ECOS DEL DÍA DEL SEÑOR. Domingo 27º del T. Ordinario C

Hace mucho tiempo, me encontré con un libro que se titula “Bienaventurados los que tienen fe”. Es lo que se llama “la dicha de creer”. La fe, en efecto, nos da una visión muy hermosa de Dios, del mundo, del hombre, del tiempo, de la eternidad…

¡Se establece así una diferencia fundamental entre tener o no tener fe! Muchas veces no nos damos cuenta de esa diferencia, porque estamos acostumbrados, desde pequeños, a celebrar y vivir, de algún modo, los misterios de la fe y sus consecuencias; pero nos dicen los misioneros que, cuando, en los países de misión, las personas que van conociendo el cristianismo en una edad un tanto avanzada, comentan: “¡Qué tarde hemos conocido estas cosas!. ¡Dichosos los cristianos de Europa que, desde niños, conocen estas maravillas!”

Se habla algunas veces, de la relación entre fe y razón, que no son dos realidades contrapuestas sino complementarias. En efecto, cuando una persona se hace creyente, no quiere decir que use menos la inteligencia, que tenga que admitir cosas absurdas, que contradicen la razón, que sufra como “un lavado de cerebro…” que le mueva a aceptar todas aquellas cosas. Tener fe es como poseer unos “potentes anteojos” por los que podemos acceder a unas realidades que no son accesibles a nuestros sentidos ni a nuestra razón natural, o como poseer un potente “microscopio”, que nos descubre unas realidades, que escapan a una simple mirada.

La fe no se basa en los descubrimientos de los científicos, aunque éstos sean importantes y valiosos; no, en el consenso democrático de mucha gente; no, en las deliberaciones de los sabios, ni siquiera en una revelación personal… Se basa en lo que Dios nos ha ido manifestando a lo largo de la Historia de la Salvación, especialmente, a través de su Hijo, Jesucristo. En efecto, dice S. Juan: “A Dios nadie lo ha visto nunca.
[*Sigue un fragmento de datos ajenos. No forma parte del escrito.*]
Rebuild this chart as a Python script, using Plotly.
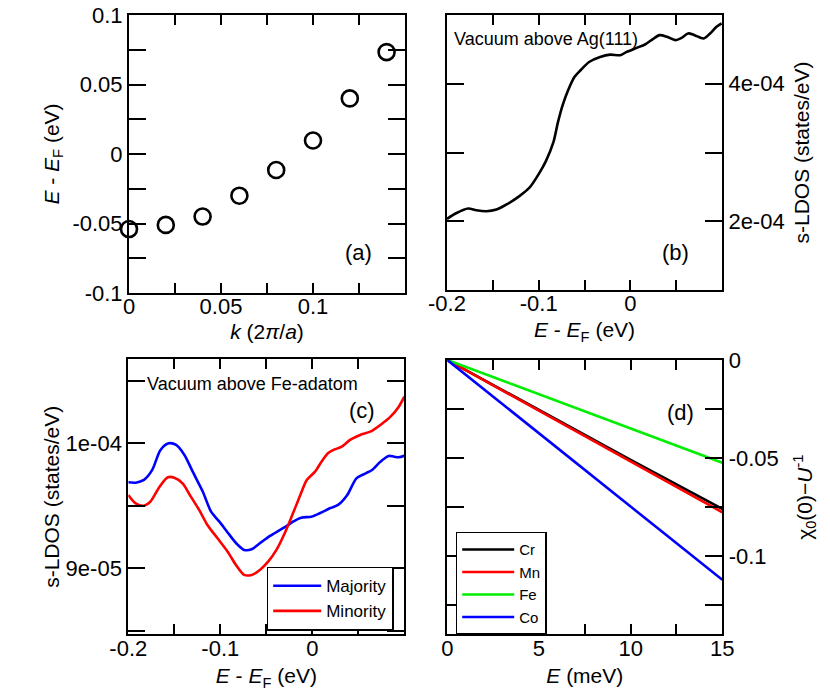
import plotly.graph_objects as go

# ---------------- data ----------------
# (a) dispersion
k_vals = [0.0, 0.02, 0.04, 0.06, 0.08, 0.10, 0.12, 0.14]
e_vals = [-0.054, -0.051, -0.045, -0.030, -0.0115, 0.0097, 0.040, 0.0733]

# (b) vacuum above Ag(111)
ag_e = [-0.2, -0.1895, -0.177, -0.168, -0.157, -0.146, -0.135, -0.121, -0.110, -0.099,
        -0.092, -0.084, -0.079, -0.074, -0.068, -0.061, -0.054, -0.045, -0.033, -0.022,
        -0.011, -0.004, 0.007, 0.016, 0.023, 0.032, 0.040, 0.049, 0.056, 0.063,
        0.070, 0.080, 0.087, 0.094, 0.0996]
ag_ldos = [2.034e-4, 2.12e-4, 2.185e-4, 2.16e-4, 2.146e-4, 2.17e-4, 2.244e-4, 2.366e-4, 2.488e-4, 2.707e-4,
           2.878e-4, 3.146e-4, 3.439e-4, 3.683e-4, 3.902e-4, 4.098e-4, 4.20e-4, 4.317e-4, 4.39e-4, 4.424e-4,
           4.415e-4, 4.463e-4, 4.522e-4, 4.571e-4, 4.634e-4, 4.707e-4, 4.683e-4, 4.634e-4, 4.668e-4, 4.732e-4,
           4.707e-4, 4.659e-4, 4.732e-4, 4.829e-4, 4.878e-4]

# (c) vacuum above Fe adatom
maj_e = [-0.2, -0.192, -0.183, -0.174, -0.165, -0.156, -0.148, -0.139, -0.130, -0.119,
         -0.110, -0.101, -0.090, -0.081, -0.074, -0.066, -0.057, -0.046, -0.035, -0.026,
         -0.021, -0.012, -0.001, 0.008, 0.019, 0.028, 0.038, 0.048, 0.058, 0.065,
         0.074, 0.083, 0.089, 0.094, 0.1]
maj_ldos = [9.688e-5, 9.685e-5, 9.707e-5, 9.787e-5, 9.947e-5, 10.0e-5, 9.987e-5, 9.907e-5, 9.773e-5, 9.613e-5,
            9.453e-5, 9.373e-5, 9.267e-5, 9.187e-5, 9.147e-5, 9.152e-5, 9.20e-5, 9.259e-5, 9.307e-5, 9.347e-5,
            9.373e-5, 9.405e-5, 9.413e-5, 9.44e-5, 9.48e-5, 9.507e-5, 9.587e-5, 9.72e-5, 9.76e-5, 9.787e-5,
            9.853e-5, 9.899e-5, 9.893e-5, 9.888e-5, 9.901e-5]
min_e = [-0.2, -0.192, -0.183, -0.176, -0.166, -0.157, -0.150, -0.141, -0.132, -0.123,
         -0.114, -0.103, -0.092, -0.083, -0.074, -0.066, -0.057, -0.048, -0.039, -0.030,
         -0.021, -0.013, -0.006, 0.003, 0.010, 0.017, 0.023, 0.032, 0.041, 0.052,
         0.063, 0.074, 0.085, 0.094, 0.1]
min_ldos = [9.587e-5, 9.52e-5, 9.501e-5, 9.533e-5, 9.653e-5, 9.728e-5, 9.725e-5, 9.68e-5, 9.573e-5, 9.467e-5,
            9.347e-5, 9.24e-5, 9.133e-5, 9.027e-5, 8.947e-5, 8.947e-5, 8.987e-5, 9.053e-5, 9.147e-5, 9.28e-5,
            9.44e-5, 9.587e-5, 9.707e-5, 9.773e-5, 9.853e-5, 9.92e-5, 9.947e-5, 9.973e-5, 10.027e-5, 10.067e-5,
            10.093e-5, 10.147e-5, 10.213e-5, 10.293e-5, 10.373e-5]

# (d) chi_0(0) - U^-1 vs E
d_energy = [0, 5, 10, 15]
d_series = {
    "Cr": ([0, -0.0256, -0.0510, -0.0760], "black"),
    "Mn": ([0, -0.0259, -0.0518, -0.0777], "#ff0000"),
    "Fe": ([0, -0.0175, -0.0350, -0.0524], "#00ee00"),
    "Co": ([0, -0.0374, -0.0748, -0.1122], "#0000ff"),
}

# tick definitions
a_xticks = [0, 0.025, 0.05, 0.075, 0.1, 0.125, 0.15]
a_xtext = ["0", "", "0.05", "", "0.1", "", ""]
a_yticks = [-0.1, -0.075, -0.05, -0.025, 0, 0.025, 0.05, 0.075, 0.1]
a_ytext = ["-0.1", "", "-0.05", "", "0", "", "0.05", "", "0.1"]
e_ticks = [-0.2, -0.15, -0.1, -0.05, 0, 0.05, 0.1]
e_text = ["-0.2", "", "-0.1", "", "0", "", ""]
b_yticks = [1e-4, 2e-4, 3e-4, 4e-4, 5e-4]
b_ytext = ["", "2e-04", "", "4e-04", ""]
c_yticks = [8.5e-5, 9e-5, 9.5e-5, 1e-4, 1.05e-4]
c_ytext = ["", "9e-05", "", "1e-04", ""]
d_xticks = [0, 2.5, 5, 7.5, 10, 12.5, 15]
d_xtext = ["0", "", "5", "", "10", "", "15"]
d_yticks = [0, -0.025, -0.05, -0.075, -0.1, -0.125]
d_ytext = ["0", "", "-0.05", "", "-0.1", ""]

FONT = "Liberation Sans, Arial, sans-serif"
W, H = 830, 695
OFF = 8  # page body margin in the screenshot

fig = go.Figure()

fig.add_trace(go.Scatter(x=k_vals, y=e_vals, mode="markers", xaxis="x", yaxis="y",
                         marker=dict(symbol="circle-open", size=16, color="black", line=dict(width=2.6)),
                         showlegend=False, cliponaxis=False))
fig.add_trace(go.Scatter(x=ag_e, y=ag_ldos, mode="lines", xaxis="x2", yaxis="y2",
                         line=dict(color="black", width=2.6, shape="spline", smoothing=0.8),
                         showlegend=False))
fig.add_trace(go.Scatter(x=maj_e, y=maj_ldos, mode="lines", xaxis="x3", yaxis="y3", name="Majority",
                         line=dict(color="#0000ff", width=2.6, shape="spline", smoothing=0.8),
                         legend="legend"))
fig.add_trace(go.Scatter(x=min_e, y=min_ldos, mode="lines", xaxis="x3", yaxis="y3", name="Minority",
                         line=dict(color="#ff0000", width=2.6, shape="spline", smoothing=0.8),
                         legend="legend"))
for name, (vals, col) in d_series.items():
    fig.add_trace(go.Scatter(x=d_energy, y=vals, mode="lines", xaxis="x4", yaxis="y4", name=name,
                             line=dict(color=col, width=2.6), legend="legend2"))


def axis(domain, rng, tickvals, ticktext, ticklen, anchor, **kw):
    d = dict(domain=domain, range=rng, tickvals=tickvals, ticktext=ticktext, ticklen=ticklen,
             anchor=anchor, showline=True, linecolor="black", linewidth=2, mirror="ticks",
             ticks="inside", tickcolor="black", tickwidth=1.5, showgrid=False, zeroline=False,
             automargin=False, ticklabeloverflow="allow",
             tickfont=dict(size=22, color="black", family=FONT),
             title_font=dict(size=21, color="black", family=FONT))
    d.update(kw)
    return d


def px_x(p):
    return (p - OFF) / W


def px_y(p):
    return 1 - (p - OFF) / H


fig.update_layout(
    width=W, height=H,
    margin=dict(l=0, r=0, t=0, b=0, autoexpand=False),
    paper_bgcolor="white", plot_bgcolor="white",
    font=dict(family=FONT, color="black"),
    xaxis=axis([px_x(129), px_x(405)], [0, 0.15], a_xticks, a_xtext, 10, "y",
               ticklabelstandoff=-7,
               title=dict(text="<i>k</i> (2<i>π</i>/<i>a</i>)", standoff=6)),
    yaxis=axis([px_y(293), px_y(15)], [-0.1, 0.1], a_yticks, a_ytext, 17, "x",
               title=dict(text="<i>E</i> - <i>E</i><sub>F</sub> (eV)", standoff=7)),
    xaxis2=axis([px_x(447), px_x(722)], [-0.2, 0.1], e_ticks, e_text, 10, "y2",
                ticklabelstandoff=-7,
                title=dict(text="<i>E</i> - <i>E</i><sub>F</sub> (eV)", standoff=7)),
    yaxis2=axis([px_y(290), px_y(15)], [1e-4, 5e-4], b_yticks, b_ytext, 17, "x2", side="right",
                title=dict(text="s-LDOS (states/eV)", standoff=11)),
    xaxis3=axis([px_x(128.3), px_x(404.3)], [-0.2, 0.1], e_ticks, e_text, 10, "y3",
                ticklabelstandoff=-7,
                title=dict(text="<i>E</i> - <i>E</i><sub>F</sub> (eV)", standoff=9)),
    yaxis3=axis([px_y(634.3), px_y(359.3)], [8.472e-5, 1.0672e-4], c_yticks, c_ytext, 17, "x3",
                title=dict(text="s-LDOS (states/eV)", standoff=0)),
    xaxis4=axis([px_x(447.3), px_x(722.3)], [0, 15], d_xticks, d_xtext, 10, "y4",
                ticklabelstandoff=-7,
                title=dict(text="<i>E</i> (meV)", standoff=9)),
    yaxis4=axis([px_y(634.3), px_y(360)], [-0.14, 0], d_yticks, d_ytext, 17, "x4", side="right",
                title=dict(text="χ<sub>0</sub>(0)−<i>U</i><sup>-1</sup>", standoff=19)),
    legend=dict(x=px_x(266.7), y=px_y(566.7), xanchor="left", yanchor="top",
                bgcolor="white", bordercolor="black", borderwidth=1.5,
                font=dict(size=17, color="black", family=FONT), itemwidth=48, tracegroupgap=0),
    legend2=dict(x=px_x(455.7), y=px_y(531.7), xanchor="left", yanchor="top",
                 bgcolor="white", bordercolor="black", borderwidth=1.5,
                 font=dict(size=15, color="black", family=FONT), itemwidth=52, tracegroupgap=0),
)

annots = [
    ("(a)", 358, 252, 22, "center"),
    ("(b)", 675, 252, 22, "center"),
    ("(c)", 362, 410, 22, "center"),
    ("(d)", 680, 412, 22, "center"),
    ("Vacuum above Ag(111)", 452, 39, 18, "left"),
    ("Vacuum above Fe-adatom", 145, 384, 18, "left"),
]
for txt, x, y, size, anchor in annots:
    fig.add_annotation(text=txt, x=px_x(x), y=px_y(y), xref="paper", yref="paper",
                       xanchor=anchor, yanchor="middle", showarrow=False,
                       font=dict(size=size, color="black", family=FONT))

fig.write_html("out.html")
El Hijo, que está en el seno del Padre, nos lo ha dado a conocer”. (Jn 1, 18). Por eso, el Papa Juan Pablo II decía en una Jornada Mundial de la Juventud que, en algunas cuestiones, “Jesucristo es el único interlocutor competente”. Es el único que conoce y entiende esas realidades, a las que sólo podemos acceder por la fe y de las que nos gustaría hablar y discutir.

“Cuando Dios revela, nos enseña el Vaticano II, el hombre tiene que prestarle la obediencia de la fe” (D.V. 5). Eso supone una adhesión personal al Dios que se nos ha manifestado. Y cuando esto se hace, comienza un modo nuevo de vida: “El justo vivirá por su fe”, escuchamos hoy en la primera lectura. Tenemos que llevar, por tanto, una vida acorde con aquellas cosas que creemos. No vale creer y luego hacer todo lo contrario. ¡Ni siquiera merece la pena!

¡La incoherencia entre fe y vida el es drama del mundo cristiano de nuestro tiempo!

La fe es una virtud que llega a nosotros como un don, que se recibe en el Bautismo. Luego hay que conservarla, acrecentarla, vivirla y transmitirla. Y eso supone un trabajo arduo de estudio, consulta, reflexión…, y la ayuda de Dios. Por eso tenemos que decir muchas veces al Señor, como los apóstoles en Evangelio de hoy: “Auméntanos la fe”.

En la segunda lectura se nos urge a tomar parte en los “duros trabajos del Evangelio”, según la fuerza de Dios, y a vivir con fe y amor cristiano.

Ahora que comienza el curso, esta expresión del Apóstol puede constituir una manera de animar y animarnos a comprometernos en las distintas tareas de la vida de la Iglesia en nuestras parroquias y demás sectores pastorales.

Y no debemos olvidar la advertencia del Señor en el Evangelio de hoy: “Cuando hayáis hecho todo lo que se os ha mandado, decid: “Somos siervos inútiles, hemos hecho lo que teníamos que hacer”.

Hoy es un día apropiado para saborear “la dicha de creer” y para darle gracias a Dios, con todo el corazón, por el don inestimable e inefable de la fe, que llena de una luz y un colorido nuevo las diversas realidades de nuestra vida. ¡FELIZ DÍA DEL SEÑOR!